Regional leaders are lining up what could be one of the priciest local river projects in years: a full replacement of the Martin Luther King Memorial Bridge, the Mississippi River span that links downtown St. Louis with East St. Louis, with one early planning figure landing at roughly $629 million. The idea surfaced at a riverfront event this week, where officials cast it as an effort to modernize a crossing that first opened in 1951.
As reported by the St. Louis Post‑Dispatch, regional officials said the MLK span is being targeted for full replacement and that planning level estimates put the project near $629 million. According to the Post‑Dispatch account, they discussed the proposal publicly but stopped short of naming a final funding package.
The $629 million figure appears on the St. Louis Regional Freightway’s priority projects list and is drawn from the East‑West Gateway “Connected 2050” long range plan, which labels the MLK replacement as a high priority freight and access project. St. Louis Regional Freightway materials place the bridge among the region’s top freight needs and attach the planning level cost estimate.
The Illinois Department of Transportation has already taken a concrete step by advertising Phase I engineering services for a replacement in its Professional Transportation Bulletin, which lists an estimated construction cost of about $400 million. The notice lays out Phase I work that includes a project report, environmental review, bridge condition and hydraulic studies, and preliminary structural design. Illinois Department of Transportation documents also set a 36 month window for completion of the Phase I contract after it is authorized.
What's next
Selection of a Phase I consultant, public outreach and environmental clearances will largely drive the timetable. Those steps have to happen before a final design can be drawn up or a construction contract can be priced. Industry trackers show the procurement moving through the pipeline, and a ConstructConnect listing tied to the IDOT request for qualifications was updated on June 10, 2026, indicating the Phase I solicitation remains active in industry feeds.
Costs and funding
The gap between the roughly $400 million in IDOT’s procurement notice and the $629 million in regional planning documents reflects differences in scope. Long range plans typically roll in approach work, right of way, contingencies and inflation, while a procurement line item can focus on a narrower construction estimate. St. Louis Regional Freightway materials indicate that more detailed study and budgeting will be needed before planners can turn the current planning numbers into a fully funded construction program.
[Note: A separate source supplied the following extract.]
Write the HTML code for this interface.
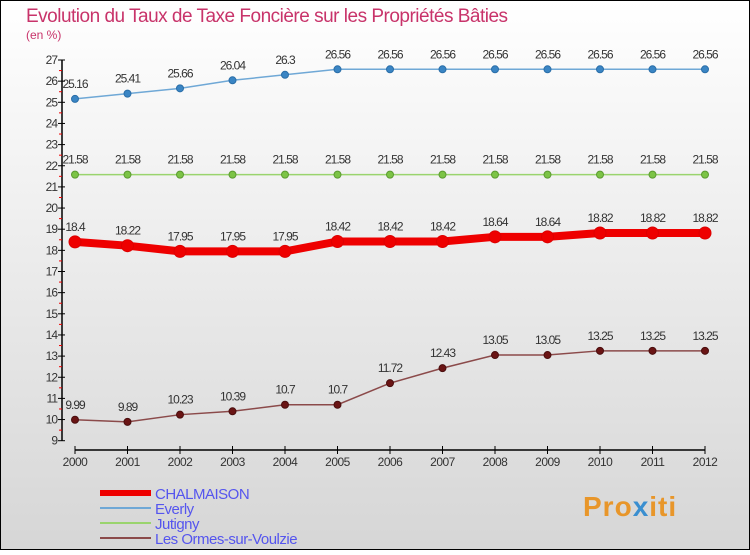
<!DOCTYPE html>
<html><head><meta charset="utf-8"><style>
html,body{margin:0;padding:0}
body{width:750px;height:550px;overflow:hidden;font-family:"Liberation Sans",sans-serif}
</style></head><body>
<svg id="chart" width="750" height="550" xmlns="http://www.w3.org/2000/svg">
<defs><linearGradient id="bg" x1="0" y1="0" x2="0" y2="1"><stop offset="0" stop-color="#ffffff"/><stop offset="1" stop-color="#d6d6d6"/></linearGradient></defs>
<rect x="0.5" y="0.5" width="749" height="549" fill="url(#bg)" stroke="#000"/>
<text x="26" y="22" font-size="19" fill="#c8336a" letter-spacing="-0.5">Evolution du Taux de Taxe Foncière sur les Propriétés Bâties</text>
<text x="26" y="39" font-size="12" fill="#c8336a">(en %)</text>
<g id="axes"></g><g id="series"></g><g id="legend"></g>
<text x="583" y="516" font-size="28" font-weight="bold" fill="#e8962a" letter-spacing="1">Pro<tspan fill="#3a8fd0">x</tspan>iti</text>
</svg>
<script>
const years=[2000,2001,2002,2003,2004,2005,2006,2007,2008,2009,2010,2011,2012];
const chalmaison=[18.4,18.22,17.95,17.95,17.95,18.42,18.42,18.42,18.64,18.64,18.82,18.82,18.82];
const everly=[25.16,25.41,25.66,26.04,26.3,26.56,26.56,26.56,26.56,26.56,26.56,26.56,26.56];
const jutigny=[21.58,21.58,21.58,21.58,21.58,21.58,21.58,21.58,21.58,21.58,21.58,21.58,21.58];
const ormes=[9.99,9.89,10.23,10.39,10.7,10.7,11.72,12.43,13.05,13.05,13.25,13.25,13.25];
const yTicks=[9,10,11,12,13,14,15,16,17,18,19,20,21,22,23,24,25,26,27];
const NS="http://www.w3.org/2000/svg";
const X=i=>75+i*52.5;
const Y=v=>60+(27-v)*21.15;
function mk(tag,attrs,parent){const e=document.createElementNS(NS,tag);for(const k in attrs)e.setAttribute(k,attrs[k]);parent.appendChild(e);return e;}
const ax=document.getElementById('axes');
let yl=mk('line',{x1:62,y1:Y(27),x2:62,y2:Y(9),stroke:'#000','stroke-width':1.5},ax);


yTicks.forEach(t=>{
  const l=mk('line',{x1:58,y1:Y(t),x2:65,y2:Y(t),stroke:'#000'},ax);
  
  
  if(t<27){const m=mk('line',{x1:59,y1:Y(t+0.5),x2:62,y2:Y(t+0.5),stroke:'#e00'},ax);
  
  }
  const tx=mk('text',{x:57,y:Y(t)+4,'font-size':12,'text-anchor':'end',fill:'#333','letter-spacing':'-1'},ax);
  tx.textContent=t;
  
  
});
let xl=mk('line',{x1:X(0),y1:450,x2:X(12),y2:450,stroke:'#000','stroke-width':1.5},ax);


years.forEach((yr,i)=>{
  const l=mk('line',{x1:X(i),y1:446,x2:X(i),y2:454,stroke:'#000'},ax);
  
  
  const tx=mk('text',{x:X(i),y:466,'font-size':12,'text-anchor':'middle',fill:'#333','letter-spacing':'-0.5'},ax);
  tx.textContent=yr;
  
  
});
const sg=document.getElementById('series');
function draw(name,vals,color,w,dot,dotFill,r){
  const g=mk('g',{},sg);
  
  
  const p=mk('polyline',{points:vals.map((v,i)=>X(i)+','+Y(v)).join(' '),fill:'none',stroke:color,'stroke-width':w},g);
  
  
  vals.forEach((v,i)=>{
    const c=mk('circle',{cx:X(i),cy:Y(v),r:r,fill:dotFill,stroke:dot,'stroke-width':1},g);
    
    
    const t=mk('text',{x:X(i),y:Y(v)-11,'font-size':12,'text-anchor':'middle',fill:'#333','letter-spacing':'-1'},g);
    t.textContent=v;
    
    
  });
}
draw('everly',everly,'#6fa8d6',1.5,'#2a6ea8','#3a85c4',3.5);
draw('jutigny',jutigny,'#9ad46e',1.5,'#5a9a30','#7cc445',3.5);
draw('chalmaison',chalmaison,'#ee0000',8,'#dd0000','#ee0000',6);
draw('ormes',ormes,'#8b4a4a',1.5,'#4a0e0e','#6a1414',3.5);
const lg=document.getElementById('legend');
const items=[['CHALMAISON','#ee0000',6],['Everly','#6fa8d6',2],['Jutigny','#9ad46e',2],['Les Ormes-sur-Voulzie','#8b4a4a',2]];
items.forEach((it,k)=>{
  const y=493+k*15;
  const l=mk('line',{x1:100,y1:y,x2:151,y2:y,stroke:it[1],'stroke-width':it[2]},lg);
  
  
  const t=mk('text',{x:155,y:y+6,'font-size':15,fill:'#5555ee','letter-spacing':'-0.5'},lg);
  t.textContent=it[0];
  
  
});
</script>
</body></html>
What it means for drivers and freight
Planners and officials say the MLK Bridge is a key river crossing for downtown access and for trucks serving riverfront industries, so any replacement project would have noticeable effects on freight routes and commuter traffic patterns. Regional sources at the riverfront event emphasized the need to synchronize design work, funding and traffic management to limit disruption once design and construction get underway, according to the Post‑Dispatch report.
Officials have not announced a funding package or a construction start date, and the region now appears to be heading into a months long design and study phase that will spell out costs, timelines and public facing detour plans. Observers will be watching IDOT and regional partners for the next round of public meetings and formal design approvals.